## Records for the exercise

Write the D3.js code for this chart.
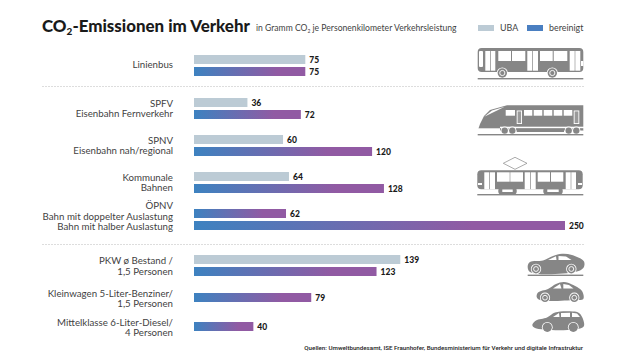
<!DOCTYPE html>
<html>
<head>
<meta charset="utf-8">
<script src="https://cdn.jsdelivr.net/npm/d3@7"></script>
<style>
  html, body { margin: 0; padding: 0; background: #fff; }
  svg { display: block; }
  text { font-family: "Lato", "Noto Sans", sans-serif; }
</style>
</head>
<body>
<svg id="chart" width="620" height="361"></svg>
<script>
// --- Data ---
const rowIds = ["bus", "spfv", "spnv", "kommunal", "opnv", "pkw", "klein", "mittel"];
const rowLabels = [
  ["Linienbus"],
  ["SPFV", "Eisenbahn Fernverkehr"],
  ["SPNV", "Eisenbahn nah/regional"],
  ["Kommunale", "Bahnen"],
  ["ÖPNV", "Bahn mit doppelter Auslastung", "Bahn mit halber Auslastung"],
  ["PKW ø Bestand /", "1,5 Personen"],
  ["Kleinwagen 5-Liter-Benziner/", "1,5 Personen"],
  ["Mittelklasse 6-Liter-Diesel/", "4 Personen"]
];
// first bar of each row, grey where the source is UBA
const firstValues = [75, 36, 60, 64, 62, 139, 79, 40];
const secondValues = [75, 72, 120, 128, 250, 123, null, null];
const firstIsUba = [true, true, true, true, false, true, false, false];
const legendLabels = ["UBA", "bereinigt"];

const W = 620, H = 361;
const svg = d3.select("#chart");

const BLUE = "#3d82c0", PURPLE = "#915aa3", UBA = "#bccbd5", TEXT = "#3f3f3f", ICON = "#868686";

// Scales
const x = d3.scaleLinear().domain([0, 250]).range([194, 565]);
const barH = 9;
const y = d3.scaleOrdinal()
  .domain(rowIds.flatMap(id => [id + "-0", id + "-1"]))
  .range([55, 67, 98, 110, 135, 147, 172, 184, 209, 221, 255, 267, 293, 305, 322, 334]);

const defs = svg.append("defs");
const grad = defs.append("linearGradient")
  .attr("id", "barGrad")
  .attr("x1", "0%").attr("x2", "100%");
grad.append("stop").attr("offset", "0%").attr("stop-color", BLUE);
grad.append("stop").attr("offset", "75%").attr("stop-color", PURPLE);
grad.append("stop").attr("offset", "100%").attr("stop-color", PURPLE);

// Title
const title = svg.append("text")
  .attr("x", 42).attr("y", 31.5)
  .attr("font-size", 16.9).attr("font-weight", 900).attr("fill", "#1a1a1a");
title.append("tspan").text("CO");
title.append("tspan").attr("font-size", 10).attr("dy", 3).text("2");
title.append("tspan").attr("dy", -3).text("-Emissionen im Verkehr");

const sub = svg.append("text")
  .attr("x", 256).attr("y", 31)
  .attr("font-size", 8.6).attr("fill", TEXT);
sub.append("tspan").text("in Gramm CO");
sub.append("tspan").attr("font-size", 5).attr("dy", 1.5).text("2");
sub.append("tspan").attr("dy", -1.5).text(" je Personenkilometer Verkehrsleistung");

// Legend
const legendX = [478, 527];
legendLabels.forEach((label, i) => {
  svg.append("rect")
    .attr("x", legendX[i]).attr("y", 25).attr("width", 16).attr("height", 6)
    .attr("fill", i === 0 ? UBA : "#4a7fc1");
  svg.append("text")
    .attr("x", legendX[i] + 22).attr("y", 31.3)
    .attr("font-size", 8.9).attr("fill", TEXT).text(label);
});

// Separators
[86.5, 244.5].forEach(yy => {
  svg.append("line")
    .attr("x1", 42).attr("x2", 584).attr("y1", yy).attr("y2", yy)
    .attr("stroke", "#dddddd").attr("stroke-dasharray", "2 1");
});

// Row labels
const labelCenters = [64, 108.5, 145.5, 182.5, 216, 266, 298.5, 327.5];
rowLabels.forEach((lines, i) => {
  const lh = 10.8;
  const top = labelCenters[i] - (lines.length - 1) * lh / 2;
  svg.append("g").selectAll("text")
    .data(lines)
    .enter()
    .append("text")
    .attr("x", 173)
    .attr("y", (d, j) => top + j * lh + 3.5)
    .attr("text-anchor", "end")
    .attr("font-size", 9.7)
    .attr("fill", TEXT)
    .text(d => d);
});

// Bars
const bars = [];
rowIds.forEach((id, i) => {
  bars.push({ key: id + "-0", value: firstValues[i], uba: firstIsUba[i] });
  if (secondValues[i] !== null) bars.push({ key: id + "-1", value: secondValues[i], uba: false });
});

svg.append("g").selectAll("rect")
  .data(bars)
  .enter()
  .append("rect")
  .attr("x", x(0))
  .attr("y", d => y(d.key))
  .attr("width", d => x(d.value) - x(0))
  .attr("height", barH)
  .attr("fill", d => d.uba ? UBA : "url(#barGrad)");

svg.append("g").selectAll("text")
  .data(bars)
  .enter()
  .append("text")
  .attr("x", d => x(d.value) + 4)
  .attr("y", d => y(d.key) + barH - 1)
  .attr("font-size", 8.5)
  .attr("font-weight", 900)
  .attr("fill", "#1a1a1a")
  .text(d => d.value);

// --- Icons ---
const icons = svg.append("g");

function box(x0, x1, y0, y1, fill, rx) {
  icons.append("rect")
    .attr("x", x0).attr("y", y0)
    .attr("width", x1 - x0).attr("height", y1 - y0)
    .attr("rx", rx || 0)
    .attr("fill", fill);
}
function ground(yy, x0) {
  box(x0, 583.3, yy - 0.7, yy + 0.7, ICON);
}
function wheel(cx, cy, r, ring) {
  icons.append("circle").attr("cx", cx).attr("cy", cy).attr("r", r + 0.8).attr("fill", "#fff");
  icons.append("circle").attr("cx", cx).attr("cy", cy).attr("r", r).attr("fill", ICON);
  if (ring) {
    icons.append("circle").attr("cx", cx).attr("cy", cy).attr("r", r * 0.55)
      .attr("fill", ICON).attr("stroke", "#fff").attr("stroke-width", 0.9);
  }
}
const straight = d3.line().curve(d3.curveLinearClosed);
const smooth = d3.line().curve(d3.curveCatmullRomClosed.alpha(0.5));
function shape(points, fill, gen) {
  icons.append("path").attr("d", (gen || straight)(points)).attr("fill", fill);
}

// Bus
box(477.7, 583.3, 48, 72, ICON, 4);
[[485.3, 490], [490.7, 495.3], [527.3, 532.3], [533, 538], [569.7, 574.7], [575.3, 580.3]]
  .forEach(d => box(d[0], d[1], 51, 70.7, "#fff"));
[[498.3, 511], [512, 525.3], [540, 552.7], [553.7, 567.3]]
  .forEach(d => box(d[0], d[1], 51, 61, "#fff"));
box(479, 483, 51, 67, "#fff", 1);
box(581, 583.3, 61, 66, "#fff");
wheel(502.3, 73, 4.7, true);
wheel(552.3, 73, 4.7, true);
ground(78.7, 477.7);

// Regional train
shape([[583.3, 105.3], [507, 105.3], [490, 110], [484, 116], [480, 124], [477.7, 130.7], [583.3, 130.7], [583.3, 126.5]], ICON);
box(500, 584, 126.7, 128.2, "#fff");
box(477, 500, 128.3, 132, "#fff");
shape([[484.3, 116.7], [492, 110.5], [504.7, 106.7], [494, 112]], "#fff");
box(505.7, 515, 110, 115.7, "#fff");
[[524, 532.3], [533.7, 542.3], [543.7, 552.3], [553.7, 562.3], [563.7, 572.3]]
  .forEach(d => box(d[0], d[1], 110, 115.7, "#fff"));
[[516.7, 522], [573.7, 579.3]].forEach(d => {
  box(d[0], d[1], 110.5, 124, "#fff");
  box(d[0] + 0.9, d[1] - 0.9, 111.4, 123.1, "#9a9a9a");
});
box(478, 583.3, 130.7, 132.6, "#fff");
box(516.7, 564, 128.8, 132, ICON);
[504.7, 512.3, 568.7, 576.3].forEach(cx => wheel(cx, 130.6, 3.2));
ground(134.7, 477.7);

// Tram
icons.append("path")
  .attr("d", straight([[503.3, 163.3], [515, 157.3], [527, 163.3], [515, 169.3]]))
  .attr("fill", "none").attr("stroke", ICON).attr("stroke-width", 0.7);
box(477.3, 582.7, 170.3, 189.3, ICON, 4);
[[484.3, 489.3], [490, 495], [524.7, 530], [530.7, 535.7], [565.7, 570.7], [571.3, 576]]
  .forEach(d => box(d[0], d[1], 172.3, 189.3, "#fff"));
[[497, 509.7], [510.3, 523], [537.7, 550], [551, 563.3]]
  .forEach(d => box(d[0], d[1], 172.3, 181.7, "#fff"));
box(478, 482, 183, 185, "#fff");
box(578, 582, 183, 185, "#fff");
[[498.3, 516.7], [543.3, 562.7]].forEach(d => {
  box(d[0], d[1], 187.5, 194.5, ICON, 3);
  box(d[0] + 4, d[1] - 4, 189.5, 192, "#fff");
});
ground(194.7, 477.3);

// Cars
shape([[527.7, 266], [530, 262], [543, 260.5], [553, 256], [562, 253.8], [572, 255], [584, 261.5], [583.3, 268], [575, 272], [530, 272]], ICON, smooth);
shape([[548, 260], [556, 256.2], [556.5, 260]], "#fff");
shape([[558.5, 256], [566, 256.6], [571.5, 260], [558.5, 260]], "#fff");
wheel(536, 269, 4.4, true);
wheel(571.3, 269, 4.4, true);
box(527.7, 583.3, 274.6, 276, ICON);

shape([[536.7, 297], [538, 292.5], [548, 289], [556, 284], [564, 282], [572, 284.5], [582, 291], [583.3, 299], [575, 300], [540, 300]], ICON, smooth);
shape([[553, 288.5], [560, 284], [561.5, 288.5]], "#fff");
shape([[563.3, 284], [569, 285], [573.5, 288.5], [563.3, 288.5]], "#fff");
wheel(545, 297.7, 4.3, true);
wheel(574.3, 297.7, 4.3, true);

shape([[532.3, 325], [536, 320.5], [547, 317.5], [555, 312.5], [570, 311.3], [579, 313], [583.3, 320], [583.3, 327], [535, 328]], ICON, smooth);
shape([[553, 317], [559, 313], [559.5, 317]], "#fff");
shape([[561, 313], [570, 312.8], [570, 317], [561, 317]], "#fff");
shape([[572, 312.8], [577, 313.5], [580, 317], [572, 317]], "#fff");
wheel(547.3, 327.3, 4.6);
wheel(573.3, 327.3, 4.6);

// Source
svg.append("text")
  .attr("x", 583).attr("y", 349.5)
  .attr("text-anchor", "end")
  .attr("font-size", 6.2)
  .style("font-family", '"Roboto", sans-serif')
  .attr("font-weight", 500)
  .attr("fill", "#222")
  .text("Quellen: Umweltbundesamt, ISE Fraunhofer, Bundesministerium für Verkehr und digitale Infrastruktur");
</script>
</body>
</html>
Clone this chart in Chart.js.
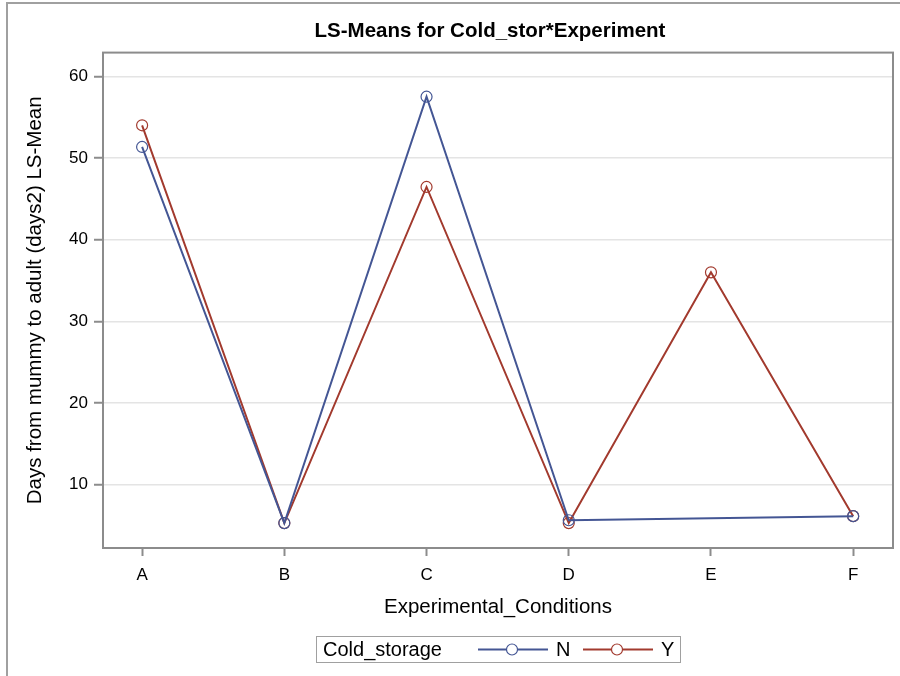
<!DOCTYPE html>
<html>
<head>
<meta charset="utf-8">
<script src="https://cdn.jsdelivr.net/npm/chart.js@4.4.1/dist/chart.umd.min.js"></script>
<style>
  html, body { margin: 0; padding: 0; background: #fff; }
  #wrap { position: relative; width: 900px; height: 676px; overflow: hidden; }
  #frame { position: absolute; left: 6px; top: 2px; width: 900px; height: 700px;
           border-left: 2px solid #a0a0a0; border-top: 2px solid #a0a0a0; pointer-events: none; }
  #legend { position: absolute; left: 316px; top: 636px; width: 363px; height: 25px;
            border: 1px solid #a0a0a0; font-family: "Liberation Sans", Arial, sans-serif;
            font-size: 20px; color: #000; }
  #legend span { position: absolute; top: 1px; line-height: 23px; }
  #legend canvas { position: absolute; top: 0; }
</style>
</head>
<body>
<div id="wrap">
  <canvas id="c" width="900" height="676"></canvas>
  <div id="frame"></div>
  <div id="legend">
    <span style="left:6px">Cold_storage</span>
    <canvas id="symN" width="70" height="25" style="left:161px"></canvas>
    <span style="left:239px">N</span>
    <canvas id="symY" width="70" height="25" style="left:266px"></canvas>
    <span style="left:344px">Y</span>
  </div>
</div>
<script>
const categories = ["A", "B", "C", "D", "E", "F"];
const seriesNames = ["N", "Y"];
const valuesN = [51.35, 5.3, 57.5, 5.65, null, 6.15];
const valuesY = [54.0, 5.3, 46.45, 5.3, 36.0, 6.15];
const yTicks = [10, 20, 30, 40, 50, 60];

const colorN = "#445694";
const colorY = "#A23A2E";
const FONT = "'Liberation Sans', Arial, sans-serif";

function toPoints(vals) {
  return vals.map((v, i) => ({ x: i, y: v }));
}

const framePlugin = {
  id: "frame",
  afterLayout(chart) {
    // centre the title a little right of the canvas centre, as in the original
    const t = chart.titleBlock;
    if (t) { t.left = 87; t.right = 893; }
  },
  afterDatasetsDraw(chart) {
    const a = chart.chartArea, ctx = chart.ctx;
    ctx.save();
    ctx.strokeStyle = "#8c8c8c";
    ctx.lineWidth = 2;
    ctx.strokeRect(a.left, a.top, a.right - a.left, a.bottom - a.top);
    ctx.restore();
  }
};

new Chart(document.getElementById("c"), {
  type: "line",
  data: {
    datasets: [
      { label: seriesNames[0], data: toPoints(valuesN), borderColor: colorN, backgroundColor: "transparent",
        borderWidth: 2, pointRadius: 5.5, pointBorderWidth: 1.2, pointBackgroundColor: "rgba(0,0,0,0)",
        pointBorderColor: colorN, spanGaps: true, tension: 0 },
      { label: seriesNames[1], data: toPoints(valuesY), borderColor: colorY, backgroundColor: "transparent",
        borderWidth: 2, pointRadius: 5.5, pointBorderWidth: 1.2, pointBackgroundColor: "rgba(0,0,0,0)",
        pointBorderColor: colorY, spanGaps: true, tension: 0 }
    ]
  },
  options: {
    responsive: false,
    animation: false,
    devicePixelRatio: 1,
    layout: { padding: { left: 0, right: 7, top: 0, bottom: 56.5 } },
    plugins: {
      legend: { display: false },
      tooltip: { enabled: false },
      title: {
        display: true,
        text: "LS-Means for Cold_stor*Experiment",
        color: "#000",
        font: { family: FONT, size: 20.5, weight: "bold" },
        padding: { top: 19, bottom: 9 }
      }
    },
    scales: {
      x: {
        type: "linear",
        min: -0.275,
        max: 5.28,
        afterBuildTicks(scale) { scale.ticks = categories.map((c, i) => ({ value: i })); },
        afterFit(scale) { scale.height = 71.5; },
        ticks: {
          callback: (v) => categories[v],
          color: "#000",
          font: { family: FONT, size: 17 },
          padding: 9,
          maxRotation: 0,
          autoSkip: false
        },
        grid: { drawOnChartArea: false, drawTicks: true, tickLength: 8, tickColor: "#8c8c8c", tickWidth: 2 },
        border: { display: false },
        title: {
          display: true,
          text: "Experimental_Conditions",
          color: "#000",
          font: { family: FONT, size: 20.5 },
          padding: { top: 0, bottom: 0 }
        }
      },
      y: {
        type: "linear",
        min: 2.25,
        max: 62.9,
        afterBuildTicks(scale) { scale.ticks = yTicks.map(v => ({ value: v })); },
        afterFit(scale) { scale.width = 103; },
        ticks: {
          color: "#000",
          font: { family: FONT, size: 17 },
          padding: 6
        },
        grid: { color: "#e4e4e4", lineWidth: 1.5, drawTicks: true, tickLength: 9, tickColor: "#8c8c8c", tickWidth: 2 },
        border: { display: false },
        title: {
          display: true,
          text: "Days from mummy to adult (days2) LS-Mean",
          color: "#000",
          font: { family: FONT, size: 20.5 },
          padding: { top: 23.5, bottom: 0 }
        }
      }
    }
  },
  plugins: [framePlugin]
});

function drawSym(id, color) {
  const cv = document.getElementById(id), ctx = cv.getContext("2d");
  ctx.strokeStyle = color;
  ctx.lineWidth = 2;
  ctx.beginPath();
  ctx.moveTo(0, 12.5); ctx.lineTo(28.5, 12.5);
  ctx.moveTo(39.5, 12.5); ctx.lineTo(70, 12.5);
  ctx.stroke();
  ctx.lineWidth = 1.2;
  ctx.beginPath();
  ctx.arc(34, 12.5, 5.5, 0, Math.PI * 2);
  ctx.stroke();
}
drawSym("symN", colorN);
drawSym("symY", colorY);
</script>
</body>
</html>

## Instructions for the task
Report each line of the material above where the word "this" appears.

## Written answer
Write the D3.js code for this chart.
Clone this chart in Chart.js.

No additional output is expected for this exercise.